Currencies: The September U.S. dollar index closed at 7903, up 87.5 points on assumption of an end to the long running U.S. recession and the potential for inflation to prompt higher interest rates and consequently a strong U.S. currency. We disagree on all counts and suggest rates will necessarily decline in order to truly prompt a U.S. recovery. On Friday the September Euro closed at 14172, down 171. The Swiss Franc lost 150 points to 9236, the British pound 110 points to 16664, the Japanese Yen 231 points to 10250, the Canadian dollar 36 points to 9236, and the Australian dollar 14 points to 8344, all basis the September contracts. Stay with the Swiss Franc long positions.
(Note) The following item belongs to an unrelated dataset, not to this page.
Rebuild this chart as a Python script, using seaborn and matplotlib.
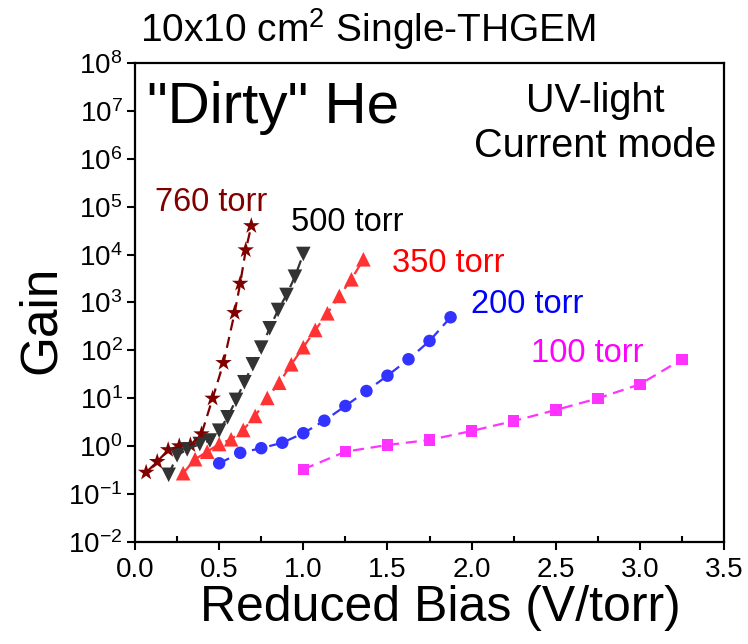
import numpy as np
import pandas as pd
import matplotlib
matplotlib.use("Agg")
import matplotlib.pyplot as plt
import seaborn as sns
from matplotlib.ticker import MultipleLocator, LogLocator, FormatStrFormatter

sns.set_style("ticks")
plt.rcParams['font.family'] = ['Liberation Sans', 'DejaVu Sans']
plt.rcParams['mathtext.default'] = 'regular'
plt.rcParams['text.color'] = 'black'
plt.rcParams['axes.labelcolor'] = 'black'

# reduced bias (V/torr) and gain for each pressure
bias_760 = [0.066, 0.132, 0.197, 0.263, 0.329, 0.395, 0.461, 0.526, 0.592, 0.625, 0.658, 0.691]
gain_760 = [0.28, 0.47, 0.83, 1.0, 1.05, 1.78, 9.9, 55, 610, 2500, 12500, 40000]

bias_500 = [0.2, 0.25, 0.31, 0.385, 0.445, 0.5, 0.55, 0.6, 0.65, 0.7, 0.75, 0.8, 0.85, 0.9, 0.95, 1.0]
gain_500 = [0.25, 0.64, 0.85, 1.1, 1.3, 2.09, 3.98, 9.2, 21.5, 51, 114, 289, 697, 1436, 3460, 10330]

bias_350 = [0.286, 0.357, 0.429, 0.5, 0.571, 0.643, 0.714, 0.786, 0.857, 0.929, 1.0, 1.071, 1.143, 1.214, 1.286, 1.357]
gain_350 = [0.27, 0.53, 0.76, 1.1, 1.38, 2.16, 4.24, 10.1, 21, 51, 116, 266, 594, 1370, 3050, 8000]

bias_200 = [0.5, 0.625, 0.75, 0.875, 1.0, 1.125, 1.25, 1.375, 1.5, 1.625, 1.75, 1.875]
gain_200 = [0.435, 0.72, 0.90, 1.17, 1.85, 3.38, 6.87, 14.1, 29.5, 65, 157, 491]

bias_100 = [1.0, 1.25, 1.5, 1.75, 2.0, 2.25, 2.5, 2.75, 3.0, 3.25]
gain_100 = [0.326, 0.76, 1.05, 1.34, 2.06, 3.33, 5.66, 9.9, 19.5, 65]

series = [
    # label, bias, gain, marker color, text color, marker, size, label pos (axes frac)
    ("760 torr", bias_760, gain_760, "#800000", "#800000", "*", 12.5, (0.034, 0.691)),
    ("500 torr", bias_500, gain_500, "#333333", "black", "v", 10.5, (0.265, 0.649)),
    ("350 torr", bias_350, gain_350, "#ff3333", "#ff0000", "^", 10.5, (0.436, 0.564)),
    ("200 torr", bias_200, gain_200, "#3333ff", "#0000ff", "o", 9, (0.571, 0.477)),
    ("100 torr", bias_100, gain_100, "#ff33ff", "#ff00ff", "s", 8.3, (0.673, 0.376)),
]

fig = plt.figure(figsize=(7.48, 6.44), dpi=100)
ax = fig.add_axes([0.1805, 0.1589, 0.7875, 0.7428])

for name, b, g, col, tcol, mk, ms, pos in series:
    df = pd.DataFrame({"bias": b, "gain": g})
    sns.scatterplot(data=df, x="bias", y="gain", ax=ax, marker=mk, s=ms ** 2,
                    color=col, edgecolor="none", linewidth=0, zorder=2)
    sns.lineplot(data=df, x="bias", y="gain", ax=ax, color=col, lw=1.6,
                 dashes=False, zorder=3)
    ax.lines[-1].set_dashes([5, 3])
    ax.text(pos[0], pos[1], name, transform=ax.transAxes, color=tcol,
            fontsize=23.5, ha="left", va="baseline")

ax.set_yscale("log")
ax.set_xlim(0, 3.5)
ax.set_ylim(1e-2, 1e8)
ax.yaxis.set_major_locator(LogLocator(base=10, numticks=20))
ax.yaxis.set_minor_locator(plt.NullLocator())
ax.xaxis.set_major_locator(MultipleLocator(0.5))
ax.xaxis.set_minor_locator(MultipleLocator(0.25))
ax.xaxis.set_major_formatter(FormatStrFormatter("%.1f"))

ax.tick_params(axis="both", which="major", labelsize=20, width=1.5, length=6,
               direction="out", color="black", labelcolor="black", pad=3)
ax.tick_params(axis="x", which="major", pad=5)
ax.tick_params(axis="x", which="minor", direction="in", length=4, width=1.5,
               color="black")
for sp in ax.spines.values():
    sp.set_linewidth(1.6)
    sp.set_color("black")

ax.set_xlabel("Reduced Bias (V/torr)", fontsize=36)
ax.set_ylabel("Gain", fontsize=37)
ax.xaxis.set_label_coords(0.518, -0.0916)
ax.yaxis.set_label_coords(-0.117, 0.463)

ax.text(0.02, 0.875, '"Dirty" He', transform=ax.transAxes, fontsize=42,
        ha="left", va="baseline")
ax.text(0.781, 0.898, "UV-light", transform=ax.transAxes, fontsize=28.5,
        ha="center", va="baseline")
ax.text(0.781, 0.804, "Current mode", transform=ax.transAxes, fontsize=28.5,
        ha="center", va="baseline")

fig.text(0.187, 0.935, "10x10 cm$^2$ Single-THGEM", fontsize=28,
         ha="left", va="baseline")

fig.savefig("out.png", dpi=100)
Energies: September crude oil closed at $70.93, down $1.01 tied to dollar strength based on the better than expected U.S. jobs data. Some oil industry sources estimate that 70 million barrels of crude oil are being stored on ships at sea. Estimates vary between 60 million and 100 million barrels with the increase over the past two weeks of 10 million barrels. That plus the dollar strength prompted the selling in crude. We prefer the sidelines.

Copper: September copper closed at $2.7855 per pound, up 3.35c on continued demand from the Far East. Copper inventories at the LME were up 7,750 metric tonnes on Friday to 292,125. Inventories at Comex were up 137 short tons to 54,205 tons. The weekly Shanghai Futures Exchange data showed an increase of 12,299 metric metric tonnes to 63,434. We continue to suggest holding puts but not adding.
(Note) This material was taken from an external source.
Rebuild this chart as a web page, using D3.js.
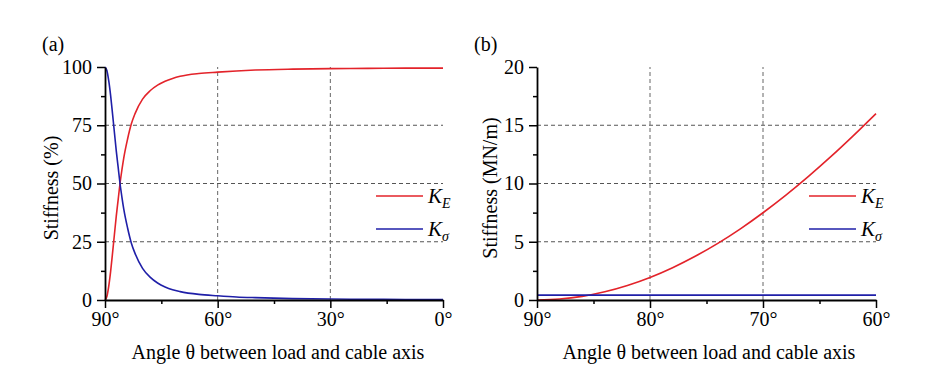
<!DOCTYPE html>
<html>
<head>
<meta charset="utf-8">
<script src="https://cdn.jsdelivr.net/npm/d3@7"></script>
<style>
  body { margin: 0; background: #fff; }
  svg { display: block; }
  svg text { font-family: 'Times New Roman', 'Liberation Serif', Times, serif; fill: #000; }
</style>
</head>
<body>
<div id="chart"></div>
<script>
// Panel (a): share of stiffness (%) vs angle
const anglesA = [90, 89.5, 89, 88.5, 88, 87.5, 87, 86.5, 86, 85.5, 85, 84, 83, 82, 80, 78, 76, 74, 72, 70, 65, 60, 55, 50, 40, 30, 20, 10, 0];
const kEPercent = [0, 1.5, 6, 12.3, 20, 28, 36, 43, 50, 55.8, 61, 69, 75.5, 80, 86.2, 89.8, 92.2, 93.9, 95.1, 96.0, 97.2, 97.8, 98.3, 98.7, 99.1, 99.3, 99.4, 99.5, 99.5];
const kSigmaPercent = [100, 98.5, 94, 87.7, 80, 72, 64, 57, 50, 44.2, 39, 31, 24.5, 20, 13.6, 9.8, 7.3, 5.6, 4.4, 3.6, 2.4, 1.8, 1.3, 1.0, 0.6, 0.4, 0.3, 0.2, 0.2];

// Panel (b): stiffness (MN/m) vs angle
const anglesB = [90, 88, 86, 84, 82, 80, 78, 76, 74, 72, 70, 68, 66, 64, 62, 60];
const kEMNm = [0, 0.08, 0.31, 0.70, 1.24, 1.93, 2.77, 3.75, 4.86, 6.11, 7.49, 8.98, 10.59, 12.30, 14.11, 16.0];
const kSigmaMNm = [0.42, 0.42, 0.42, 0.42, 0.42, 0.42, 0.42, 0.42, 0.42, 0.42, 0.42, 0.42, 0.42, 0.42, 0.42, 0.42];

const RED = '#e3232a';
const BLUE = '#1f1fa8';
const FONT = "'Times New Roman', 'Liberation Serif', Times, serif";

const svg = d3.select('#chart')
    .append('svg')
    .attr('width', 952)
    .attr('height', 389)
    .attr('font-family', FONT);

function drawPanel(opts) {
    const x = d3.scaleLinear().domain(opts.xDomain).range(opts.xRange);
    const y = d3.scaleLinear().domain(opts.yDomain).range([300, 67]);
    const g = svg.append('g');

    // Grid lines
    g.selectAll('.hgrid')
        .data(opts.yGrid)
        .enter()
        .append('line')
        .attr('x1', opts.xRange[0])
        .attr('x2', opts.xRange[1])
        .attr('y1', d => y(d))
        .attr('y2', d => y(d))
        .attr('stroke', '#555')
        .attr('stroke-width', 1)
        .attr('stroke-dasharray', '4,3');

    g.selectAll('.vgrid')
        .data(opts.xGrid)
        .enter()
        .append('line')
        .attr('x1', d => x(d))
        .attr('x2', d => x(d))
        .attr('y1', y.range()[0])
        .attr('y2', y.range()[1])
        .attr('stroke', '#666')
        .attr('stroke-width', 1)
        .attr('stroke-dasharray', '4,3');

    // Curves
    const line = (vals) => d3.line()
        .x((d, i) => x(opts.angles[i]))
        .y(d => y(d))
        .curve(d3.curveMonotoneX)(vals);

    g.append('path')
        .attr('d', line(opts.kE))
        .attr('fill', 'none')
        .attr('stroke', RED)
        .attr('stroke-width', 1.6);

    g.append('path')
        .attr('d', line(opts.kS))
        .attr('fill', 'none')
        .attr('stroke', BLUE)
        .attr('stroke-width', 1.6);

    // Minor ticks
    g.append('g')
        .attr('transform', 'translate(0,300)')
        .call(d3.axisBottom(x).tickValues(opts.xMinor).tickSize(4).tickSizeOuter(0).tickFormat(''))
        .call(a => a.select('.domain').remove())
        .selectAll('line').attr('stroke-width', 1.5);

    g.append('g')
        .attr('transform', `translate(${opts.xRange[0]},0)`)
        .call(d3.axisLeft(y).tickValues(opts.yMinor).tickSize(4).tickSizeOuter(0).tickFormat(''))
        .call(a => a.select('.domain').remove())
        .selectAll('line').attr('stroke-width', 1.5);

    // Major axes
    const xAxis = g.append('g')
        .attr('transform', 'translate(0,300)')
        .call(d3.axisBottom(x).tickValues(opts.xTicks).tickSize(8).tickSizeOuter(0).tickPadding(4).tickFormat(d => d + '°'));
    const yAxis = g.append('g')
        .attr('transform', `translate(${opts.xRange[0]},0)`)
        .call(d3.axisLeft(y).tickValues(opts.yTicks).tickSize(8).tickSizeOuter(0).tickPadding(5));

    [xAxis, yAxis].forEach(a => {
        a.attr('font-family', FONT).attr('font-size', 20);
        a.select('.domain').attr('stroke-width', 1.8);
        a.selectAll('line').attr('stroke-width', 1.5);
        a.selectAll('text').attr('fill', '#000');
    });

    // Panel letter
    g.append('text')
        .attr('x', opts.letterX)
        .attr('y', 51)
        .attr('font-size', 20)
        .text(opts.letter);

    // Y axis label
    g.append('text')
        .attr('transform', `translate(${opts.yLabelX},188) rotate(-90)`)
        .attr('text-anchor', 'middle')
        .attr('font-size', 20)
        .text(opts.yLabel);

    // X axis label
    g.append('text')
        .attr('x', opts.xLabelX)
        .attr('y', 359)
        .attr('text-anchor', 'middle')
        .attr('font-size', 20)
        .text('Angle θ between load and cable axis');

    // Legend
    const legend = g.append('g')
        .attr('transform', `translate(${opts.legendX},196)`);
    [[RED, 'E', 0], [BLUE, 'σ', 33]].forEach(([c, sub, dy]) => {
        legend.append('line')
            .attr('x1', 0).attr('x2', 47)
            .attr('y1', dy).attr('y2', dy)
            .attr('stroke', c)
            .attr('stroke-width', 1.6);
        const t = legend.append('text')
            .attr('x', 52)
            .attr('y', dy + 7)
            .attr('font-size', 21)
            .attr('font-style', 'italic');
        t.append('tspan').text('K');
        t.append('tspan')
            .attr('dy', 5)
            .attr('font-size', 14)
            .text(sub);
    });
}

drawPanel({
    letter: '(a)', letterX: 42,
    xDomain: [90, 0], xRange: [105, 443],
    yDomain: [0, 100],
    xTicks: [90, 60, 30, 0], xMinor: [75, 45, 15],
    yTicks: [0, 25, 50, 75, 100], yMinor: [12.5, 37.5, 62.5, 87.5],
    xGrid: [60, 30], yGrid: [25, 50, 75],
    angles: anglesA, kE: kEPercent, kS: kSigmaPercent,
    yLabel: 'Stiffness (%)', yLabelX: 58,
    xLabelX: 278, legendX: 376
});

drawPanel({
    letter: '(b)', letterX: 474,
    xDomain: [90, 60], xRange: [537, 876],
    yDomain: [0, 20],
    xTicks: [90, 80, 70, 60], xMinor: [85, 75, 65],
    yTicks: [0, 5, 10, 15, 20], yMinor: [2.5, 7.5, 12.5, 17.5],
    xGrid: [80, 70], yGrid: [5, 10, 15],
    angles: anglesB, kE: kEMNm, kS: kSigmaMNm,
    yLabel: 'Stiffness (MN/m)', yLabelX: 497,
    xLabelX: 709, legendX: 809
});
</script>
</body>
</html>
Precious Metals: December gold closed at $959.50, down $3.40 tied to the strength in the dollar. September silver closed at $14.668, up 2.3c on short covering. The U.S. labor data on Friday led traders to initially buy gold on inflationary concerns but later in the session the strength in the equity markets led speculators to switch positions from gold to equities. October platinum closed at $1268.50, up $5.10 while September palladium closed at $279.05, up $7.95. We continue to view metals as too “dependant” on outside factors which can change and materially impact trader psychology. Fundamentals of supply/demand are being ignored to some extent and for that reason we would avoid positioning metals for all but the sophisticated metals traders.

Grains and Oilseeds: December corn closed at $3.26 ½ per bushel, down 13 34c mostly tied to dollar strength an neutral weather considerations. We would avoid corn. September wheat closed at $4.89 ½ per bushel, down 10 3/4c on bearish world supply figures and the strength in the dollar making other producing country wheat more attractive. We would also avoid wheat. November soybeans closed at $10.38 ½ per bushel, up 8 1/2c. Fund buying and tightening old crop inventories along with strong domestic demand and good export demand prompted shortcovering as well. We continue to favor the long side of beans.

Coffee, Cocoa and Sugar: September coffee closed at $1.3790 per pound, up 3.2c after making new two month highs on Friday. Light origin selling and bullish reaction to the Labor Department jobs data prompted the buying. The Brazilian government will announce next week plans to increase coffee stocks in order to support prices according to Brazil’s agriculture minister. We could see additional speculative buying along with shortcovering early in the week but we prefer the sidelines for now. Any setbacks of 5-7c would tempt us to recommend the long side exclusively tied to supply/demand factors. September cocoa closed at $2,837 per tonne, up $27 on shortcovering and new spec buying tied to better U.S. economic data on Friday. We prefer the sidelines. October sugar closed at 20.81c per pound, up 1.01c and through overhead resistance levels. Technicals are bullish and lower production expected for India due to dry weather. Lower output from Brazil added to the bullish sentiment. We could see further buying and we are inclined to get off the sidelines and buy sugar. Fundamentals and technicals have turned decidedly bullish.

Cotton: December cotton closed at 62.43c per pound, up 1.57c and new two week highs. The July payroll data was considered bullish for cotton demand. Some reports that major U.S. cotton merchants Allenberg Cotton Co, and Dunavent Enterprises planned to merge even as two other major merchants planned to close operations. We still consider cotton as two sided and would avoid any positions for now.